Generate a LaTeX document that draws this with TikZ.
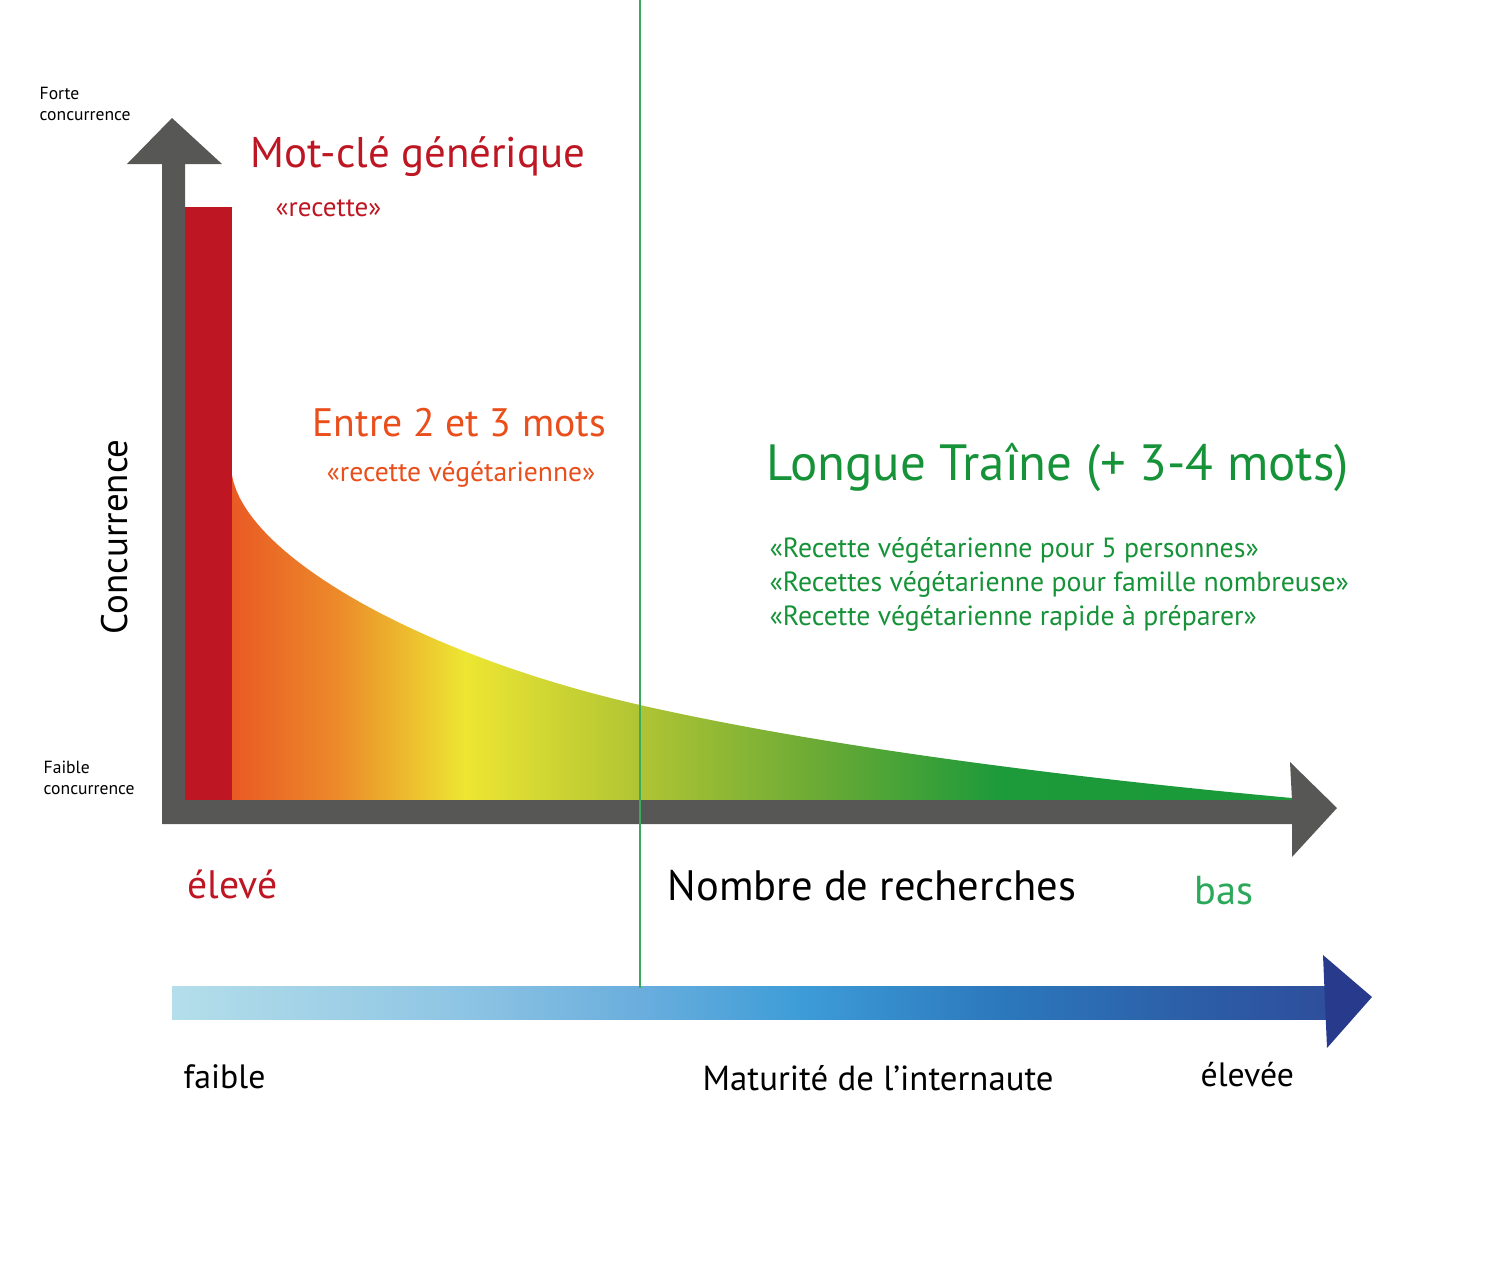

▬▬▬

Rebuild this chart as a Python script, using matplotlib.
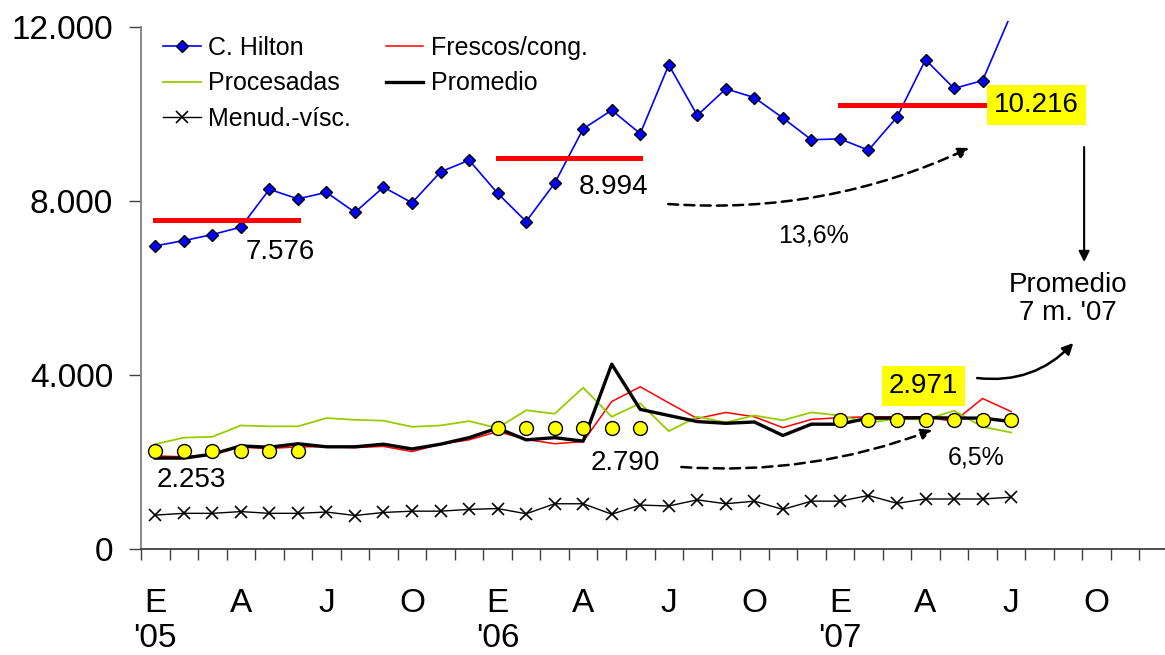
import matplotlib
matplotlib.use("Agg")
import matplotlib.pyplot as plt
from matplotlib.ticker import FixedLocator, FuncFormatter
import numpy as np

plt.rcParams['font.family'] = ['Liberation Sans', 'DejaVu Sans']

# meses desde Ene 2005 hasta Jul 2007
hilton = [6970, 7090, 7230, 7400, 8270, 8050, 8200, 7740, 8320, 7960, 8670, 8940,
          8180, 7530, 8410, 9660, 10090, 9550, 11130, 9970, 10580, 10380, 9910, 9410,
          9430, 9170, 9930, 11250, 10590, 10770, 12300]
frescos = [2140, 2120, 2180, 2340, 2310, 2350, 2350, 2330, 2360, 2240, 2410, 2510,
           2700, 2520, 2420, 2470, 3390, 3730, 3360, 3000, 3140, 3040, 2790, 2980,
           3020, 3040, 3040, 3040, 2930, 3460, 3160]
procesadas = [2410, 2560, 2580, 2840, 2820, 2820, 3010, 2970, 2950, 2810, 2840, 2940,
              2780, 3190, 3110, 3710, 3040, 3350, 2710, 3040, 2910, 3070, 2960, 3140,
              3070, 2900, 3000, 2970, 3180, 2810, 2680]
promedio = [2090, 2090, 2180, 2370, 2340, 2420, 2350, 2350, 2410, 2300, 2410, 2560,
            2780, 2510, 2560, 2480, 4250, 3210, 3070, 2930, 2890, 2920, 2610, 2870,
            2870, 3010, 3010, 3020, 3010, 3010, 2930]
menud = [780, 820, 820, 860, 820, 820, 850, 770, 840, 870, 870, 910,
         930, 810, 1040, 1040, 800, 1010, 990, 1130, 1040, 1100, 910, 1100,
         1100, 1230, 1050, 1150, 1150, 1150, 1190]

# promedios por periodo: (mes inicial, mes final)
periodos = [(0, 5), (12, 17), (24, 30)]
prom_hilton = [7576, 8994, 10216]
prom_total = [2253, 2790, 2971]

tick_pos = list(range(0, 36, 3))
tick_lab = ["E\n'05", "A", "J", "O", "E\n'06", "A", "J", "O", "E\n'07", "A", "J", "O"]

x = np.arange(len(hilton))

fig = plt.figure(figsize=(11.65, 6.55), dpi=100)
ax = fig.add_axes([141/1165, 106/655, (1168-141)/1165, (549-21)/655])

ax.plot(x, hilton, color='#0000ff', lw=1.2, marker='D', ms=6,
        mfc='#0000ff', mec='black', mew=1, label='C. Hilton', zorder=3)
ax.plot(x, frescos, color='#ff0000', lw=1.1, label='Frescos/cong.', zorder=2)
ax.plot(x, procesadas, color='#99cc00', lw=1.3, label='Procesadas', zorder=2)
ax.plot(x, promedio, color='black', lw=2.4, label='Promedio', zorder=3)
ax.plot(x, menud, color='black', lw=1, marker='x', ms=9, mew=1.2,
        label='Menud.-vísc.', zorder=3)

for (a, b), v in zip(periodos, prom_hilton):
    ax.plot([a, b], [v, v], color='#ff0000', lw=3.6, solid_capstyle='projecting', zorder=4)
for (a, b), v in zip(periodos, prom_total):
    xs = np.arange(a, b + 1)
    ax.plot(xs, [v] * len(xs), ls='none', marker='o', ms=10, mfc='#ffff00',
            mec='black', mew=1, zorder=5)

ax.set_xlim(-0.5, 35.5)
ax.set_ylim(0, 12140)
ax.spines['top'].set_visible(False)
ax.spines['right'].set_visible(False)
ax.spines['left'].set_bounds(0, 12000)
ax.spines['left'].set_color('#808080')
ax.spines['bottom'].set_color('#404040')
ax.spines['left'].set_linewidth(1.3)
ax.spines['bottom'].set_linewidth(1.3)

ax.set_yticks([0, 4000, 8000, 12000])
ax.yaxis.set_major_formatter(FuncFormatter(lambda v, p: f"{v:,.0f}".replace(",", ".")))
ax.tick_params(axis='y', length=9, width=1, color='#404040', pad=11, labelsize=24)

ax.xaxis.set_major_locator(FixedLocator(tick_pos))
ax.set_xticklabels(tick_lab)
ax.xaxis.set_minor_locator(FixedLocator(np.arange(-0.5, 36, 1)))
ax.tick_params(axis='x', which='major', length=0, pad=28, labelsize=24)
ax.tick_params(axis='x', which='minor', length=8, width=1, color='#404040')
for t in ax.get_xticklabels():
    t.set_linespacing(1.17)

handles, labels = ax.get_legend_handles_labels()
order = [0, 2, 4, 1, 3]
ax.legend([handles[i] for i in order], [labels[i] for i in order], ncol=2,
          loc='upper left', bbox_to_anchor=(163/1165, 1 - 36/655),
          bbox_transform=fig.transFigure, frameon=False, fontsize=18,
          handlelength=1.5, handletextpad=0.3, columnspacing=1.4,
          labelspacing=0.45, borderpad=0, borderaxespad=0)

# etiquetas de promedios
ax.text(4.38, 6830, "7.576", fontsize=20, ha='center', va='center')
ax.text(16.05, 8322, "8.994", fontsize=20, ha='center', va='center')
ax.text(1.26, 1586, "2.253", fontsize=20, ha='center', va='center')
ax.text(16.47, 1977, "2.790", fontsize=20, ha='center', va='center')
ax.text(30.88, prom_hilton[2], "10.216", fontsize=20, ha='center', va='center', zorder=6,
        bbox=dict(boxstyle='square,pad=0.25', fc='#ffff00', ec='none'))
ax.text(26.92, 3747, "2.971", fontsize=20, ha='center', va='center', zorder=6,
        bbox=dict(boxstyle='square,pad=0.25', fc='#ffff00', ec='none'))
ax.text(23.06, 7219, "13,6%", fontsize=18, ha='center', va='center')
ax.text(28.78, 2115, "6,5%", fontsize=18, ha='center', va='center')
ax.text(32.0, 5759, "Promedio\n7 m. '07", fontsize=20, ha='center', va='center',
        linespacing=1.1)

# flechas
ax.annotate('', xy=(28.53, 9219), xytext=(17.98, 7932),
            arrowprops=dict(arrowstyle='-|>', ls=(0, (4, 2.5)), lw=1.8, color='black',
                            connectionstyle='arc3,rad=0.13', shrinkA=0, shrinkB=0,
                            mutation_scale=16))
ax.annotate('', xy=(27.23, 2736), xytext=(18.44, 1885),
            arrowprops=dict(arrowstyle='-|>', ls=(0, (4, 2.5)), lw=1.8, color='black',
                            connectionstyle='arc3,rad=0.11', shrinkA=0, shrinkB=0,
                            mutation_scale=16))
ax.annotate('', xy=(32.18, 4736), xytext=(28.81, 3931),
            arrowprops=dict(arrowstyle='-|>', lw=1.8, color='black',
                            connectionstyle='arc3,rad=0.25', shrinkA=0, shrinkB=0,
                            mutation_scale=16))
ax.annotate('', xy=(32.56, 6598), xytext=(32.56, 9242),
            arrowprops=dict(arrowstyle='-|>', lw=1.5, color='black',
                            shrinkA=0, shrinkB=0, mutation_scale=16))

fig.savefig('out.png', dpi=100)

▬▬▬

§ **WORK REQUIRED**: Above are some entries. Restate word for word the lines from the one holding "Rebuild this chart" through the one holding "plt.rcParams['font.family'] = ['Liberation", but not the pictures.

§ **COMPLETE OUTPUT**:
Rebuild this chart as a Python script, using matplotlib.
import matplotlib
matplotlib.use("Agg")
import matplotlib.pyplot as plt
from matplotlib.ticker import FixedLocator, FuncFormatter
import numpy as np

plt.rcParams['font.family'] = ['Liberation Sans', 'DejaVu Sans']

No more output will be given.